During our 7-hour stopover in Singapore, we tramped through pouring rain through their colorful Chinatown and into Maxwell Food Court, a covered bevy of 100+ food stalls, and quenched Eric’s jonesing for chicken rice. On the way back to the airport we stopped for a few minutes to watch Chinese opera.

In Bangalore/Bengaluru, we stayed at the Jayamahal Palace Hotel, a colonial mansion across the street from the palace. http://www.jayamahalpalacehotel.com

Upon arrival at the reception desk, we were brought glasses of mango nectar, and the gracious manager visited with us as we sat for a spell and enjoyed what tasted like the nectar of the gods after about 28 hours of travel.

At breakfast, we had our first cuppa chai in India, which I dedicated to Serafine, who just loves a good cuppa chai. My lunch dessert of galub jamoon, filled with cheese and pistachios and flambed with brandy, I dedicated to Steve K., who loves galub jamoon.

We took a taxi to FabIndia sari boutique, where I bought a salwar (roomy pants) and four kurtas (long tunic-type shirts in cotton or silk) in gorgeous colors and prints,
well-made, for 25 US dollars. This clothing is lovely and comfortable, just like wearing jammies. I think the women here are so beautiful in their saris; even the teenage girls in the mall seem elegant and assured.

We then walked over to The Forum mall, in search of sandals and local SIM cards for our phones. Note to selves, which we've heard before: everything takes longer in India. As we are foreigners, Airtel wouldn't sell us SIM card until we went to the police station and came back with a letter of permission from the police commissioner. At another store, to get Spice SIM cards, we had to provide our passports and separate photos. So we had to go to the Kodak store and get our pictures taken, wait 45 minutes for them to develop, and go back to get the cards. Eric's quote of the day: "So like we came, like, to India, and like we went to the mall and sat in this booth and like got our pictures taken and stuff?"

The same type of challenges were true buying bus tickets to Mysore and in getting an appointment for a travel agent to book a train for Darjeeling. It's all been good practice in equanimity. It’s also a lot easier knowing you’ve got all the time in the world.

The street in India is as we've heard it would be ~ noisy, polluted, full of a fireworks display of color, and exuding exuberance and pathos.

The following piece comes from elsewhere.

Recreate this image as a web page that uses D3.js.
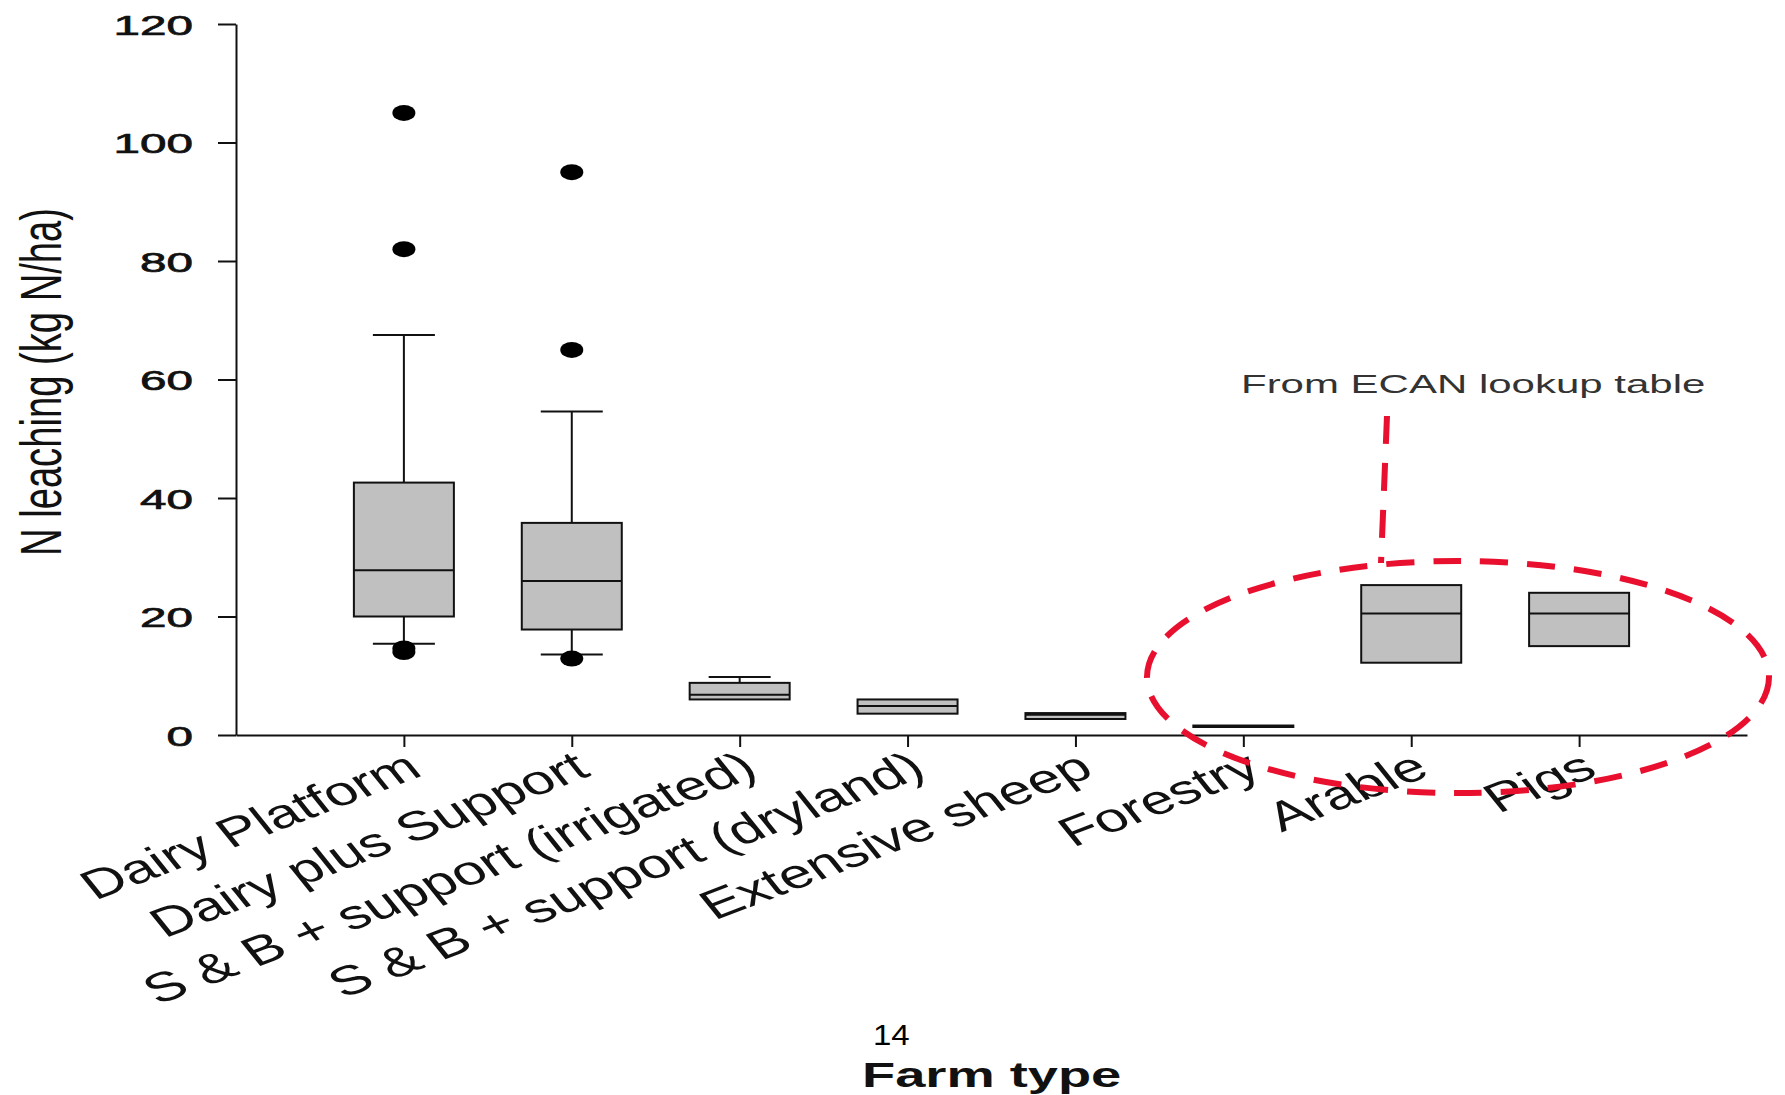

Any marked lanes are filled with three or more vehicles abreast (cars, taxis, auto rickshaws, motorcycles, bikes, not to mention cows, dogs, donkeys, horse-drawn carriages, and vegetable carts), all honking away, driving within feet or inches of each other, weaving in and out, daring oncoming traffic, and honking constantly. Even in cases of narrow misses, though, there may be shouting but no one seems angry. The rules are real and unspoken. As a passenger, I've pretty much passed on controlling the situation, so sitting back and enjoying the flow of the ride is fun, kind of like bumper cars.

Begging is more evident here in Mysore than it was in Bangalore/Bengaluru: grannies, children, mothers holding babes, all walking alongside you, some trying to hold your arm. Eric had one mother and baby step in front of him again and again as he kept stepping to the side, in a sad dance. It felt heartrending stepping out of the street and into a shop to fill our bellies with talis, but that's how it goes here.

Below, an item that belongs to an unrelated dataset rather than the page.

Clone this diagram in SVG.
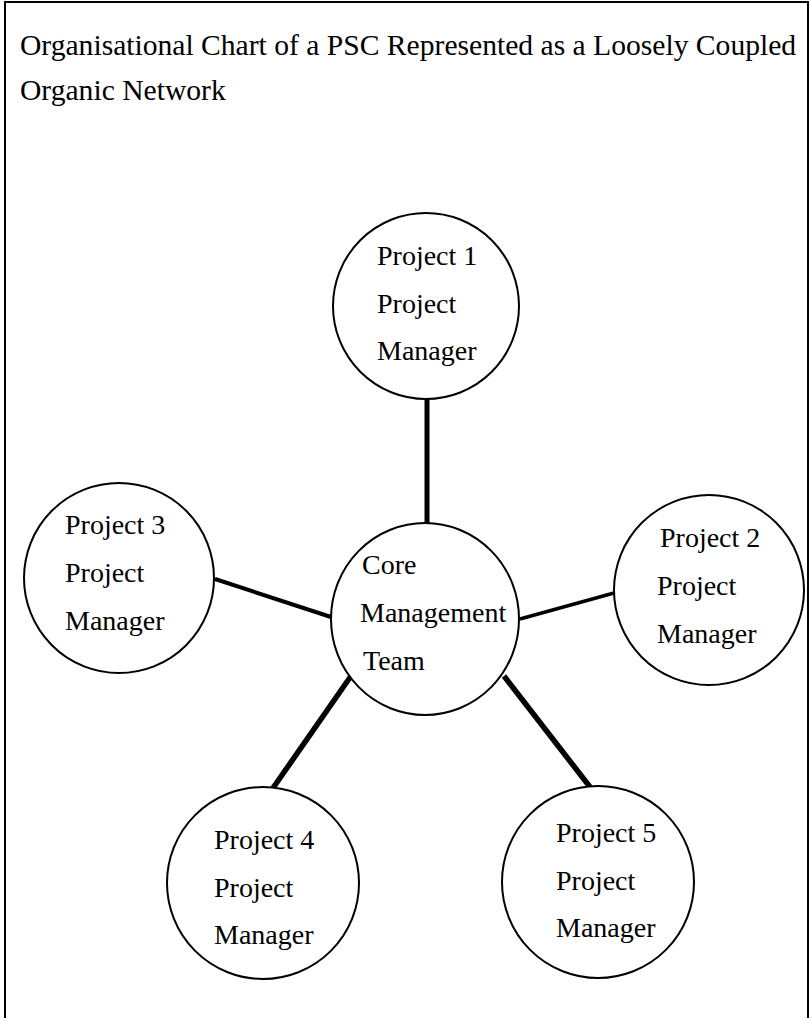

Our talis were served on banana leaves: banana leaf first, then rice, then ghee on the rice, then dal (lentils), korma, and another dish alongside the rice, then little pots of raita, yogurt, and other dipping sauces are placed on the side. Using your right hand, you form a rice ball, then dip it in one of the sauces and pop it into your mouth. Afterwards we were served a small tray that looked like a Zen garden, full of candied fennel and toothpicks.

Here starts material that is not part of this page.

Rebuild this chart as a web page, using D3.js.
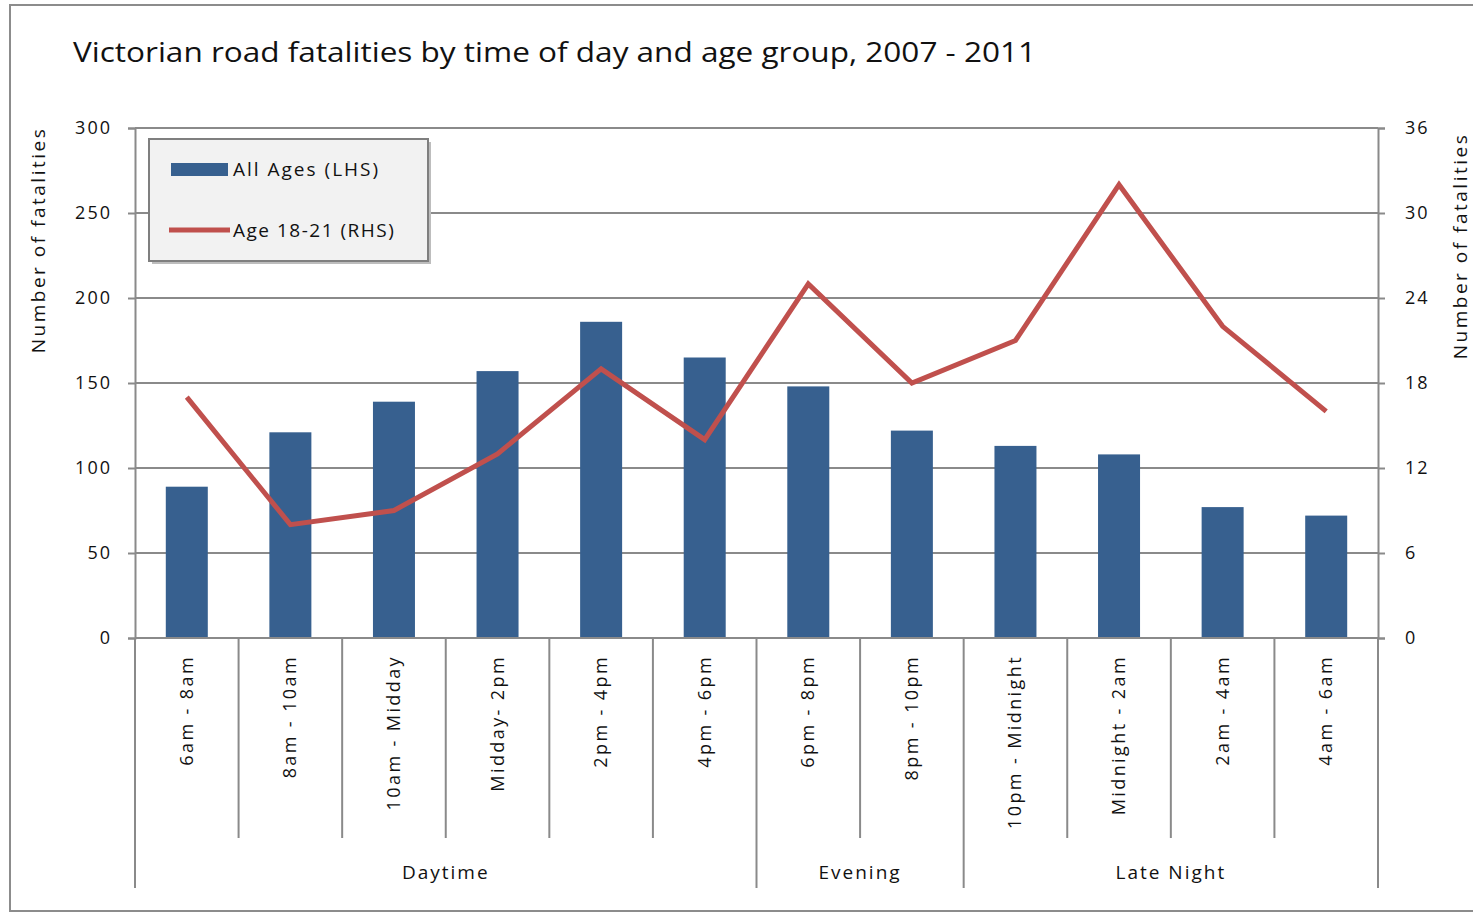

Most of the people here have been very kind and gracious. At the sari boutique, the security guard who checked my daypack then gave it back to me came running over when I placed it on the ground to fill it with the package of clothing I had just bought. He picked the bag up off the ground and held it open while I inserted the clothing, then zipped it up and handed it back to me. At lunch, in search of the washroom, I walked into a dining room lined with mirrors and couldn’t figure out which mirrored door was the way to the washroom. I opened one to find the kitchen, another to find a broom closet. I felt like Alice in Wonderland. Then across the room, a frosted glass door opened, and the doorman and maitre’d, smiling and gentle, shooed me in and directed me to the washroom. Later that day, as we were trying to direct our taxi driver to us, we had problems understanding him on the phone and a man sitting next to us kindly took the phone and directed the taxi driver.

5 comments:

Anonymous said...

Great post. You're in my RSS reader now, so keep it up!

Anonymous said...

Sounds like an episode of the amazing race! You just need to start yelling, "Go! Go! Go!" and eat a heaping plate of cow lips...

Thanks for doing this Rene, I will voraciously read every word you post.

Anonymous said...

yum yum, finally a blog worth reading.

have fun and write more when you can!

_markg

Unknown said...

So great to read about your first days in India. I am so happy for you! So how was the Chai?

luv,
serafine

Andy said...

Thanks so much for keeping us up to date. I look forward to reading future installments!